Hello, I have the following problem:
Entering coordinates of points on a plain with keyboard (as rows x,y). Analysing this coordinates. Replacing coordinates in vector (point - structure data type). Then calculating distance from the first point to all another points.
I've written the code of this problem using arrays -> formula r=sqrt( (x[i]-x[1])^2+(y[i]-y[1])^2) ), (coordinate plain).
#include <stdio.h>
#include <iostream.h>
#include <math.h>
main()
{
float x[100], y[100];
int i, n;
float r;
cout << "Enter dimension of 1D massives (vectors of X & Y coordinates)\n";
cin >> n;
cout << "Enter X coordinates of points for the 1st 1D massive (vector 1):\n";
for (i = 0; i < n; i++)
{ cin >> x[i];
}
cout << "Enter Y coordinates of points for the 2nd 1D massive (vector 2):\n";
for (i = 0; i < n; i++)
{ cin >> y[i];
}
for (i = 0; i < n; i++)
{ r=sqrt( ((x[i]-x[0])*(x[i]-x[0])+(y[i]-y[0])*(y[i]-y[0])) );
cout << "\n r = " << r;
cout << "\n";
}
return 0;
}
I'm confused about something. So do you want your program to list the distance between adjacent vectors?
Example:
If you type in 3 points (let's callt hem A, B, and C)

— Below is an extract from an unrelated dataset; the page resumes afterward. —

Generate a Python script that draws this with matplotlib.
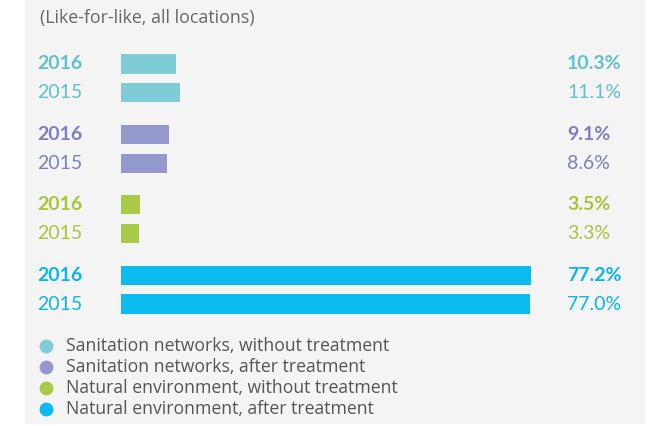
import matplotlib.pyplot as plt
from matplotlib.patches import Rectangle
from matplotlib.transforms import blended_transform_factory

categories = ["Sanitation networks, without treatment",
              "Sanitation networks, after treatment",
              "Natural environment, without treatment",
              "Natural environment, after treatment"]
years = ["2016", "2015"]
values_2016 = [10.3, 9.1, 3.5, 77.2]
values_2015 = [11.1, 8.6, 3.3, 77.0]

bar_colors = ["#80ccd6", "#9499cd", "#a9c947", "#0bbaef"]
text_colors = ["#5fc1cd", "#7b7fc0", "#a6c53c", "#0bb6ec"]

W, H = 649, 426
fig = plt.figure(figsize=(W / 100, H / 100), dpi=100)
fig.patch.set_facecolor("white")

# light grey panel behind everything
bg = fig.add_axes([0, 0, 1, 1])
bg.set_xlim(0, W)
bg.set_ylim(H, 0)
bg.axis("off")
bg.add_patch(Rectangle((25, -5), 620, 429, facecolor="#f4f4f4", edgecolor="none"))

fig.text(40 / W, 1 - 18 / H, "(Like-for-like, all locations)", fontsize=12.8,
         color="#666666", family="Open Sans", va="center", ha="left")

# bar area
group_gap = 2.43
unit = 29.0
positions = []
for g in range(4):
    positions.append(g * group_gap)
    positions.append(g * group_gap + 1)
span = positions[-1]
top_px, bot_px = 64, 304
pad = 0.6
ax_top = top_px - pad * unit
ax_bot = bot_px + pad * unit
xmax = 80
ax_left = 121
ax_width = 410 * xmax / 77.2
ax = fig.add_axes([ax_left / W, 1 - ax_bot / H, ax_width / W, (ax_bot - ax_top) / H])
ax.set_xlim(0, xmax)
ax.set_ylim(span + pad, -pad)
ax.axis("off")

trans = blended_transform_factory(fig.transFigure, ax.transData)
for g in range(4):
    for j, vals in enumerate([values_2016, values_2015]):
        y = positions[g * 2 + j]
        v = vals[g]
        ax.barh(y, v, height=0.66, color=bar_colors[g], edgecolor="none")
        weight = "bold" if j == 0 else "normal"
        ax.text(37 / W, y, years[j], transform=trans, fontsize=14, color=text_colors[g],
                family="Lato", fontweight=weight, va="center", ha="left")
        ax.text(567 / W, y, f"{v:.1f}%", transform=trans, fontsize=14, color=text_colors[g],
                family="Lato", fontweight=weight, va="center", ha="left")

# legend
legend_y = [346, 367, 388, 409]
for label, color, y in zip(categories, bar_colors, legend_y):
    bg.plot(46, y, marker="o", markersize=10, color=color, markeredgecolor="none")
    bg.text(66, y, label, fontsize=12.7, color="#555555", family="Open Sans",
            va="center", ha="left")

fig.savefig("out.png", dpi=100)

It would display 2 numbers
First would be distance from (A to B)
Second would be distance from (B to C)
am I correct in assuming this?
Edit: If that's what you wanted here was my approach, hopefully it makes sense. It appears that whoever taught you vectors didn't give you a clear understanding of it. Not sure why you were trying to use pointers when it's not necessary.
Thank you so much, very helpful. In this case problem can be solved by several ways. Exact wording of problem requires solving by dynamical arrays called "vectors". I agree that it makes better sense using statical arrays in that case.
This is screaming out for a vector class. If you create one, you could give it the required operators (in this case, the subtraction operator for sure) and a magnitude method.
Yes, algorithm is right but tools of your coding and coding of posts above are different (by used of set of instruments). Using definition of vector from vector algebra aren't always necessary.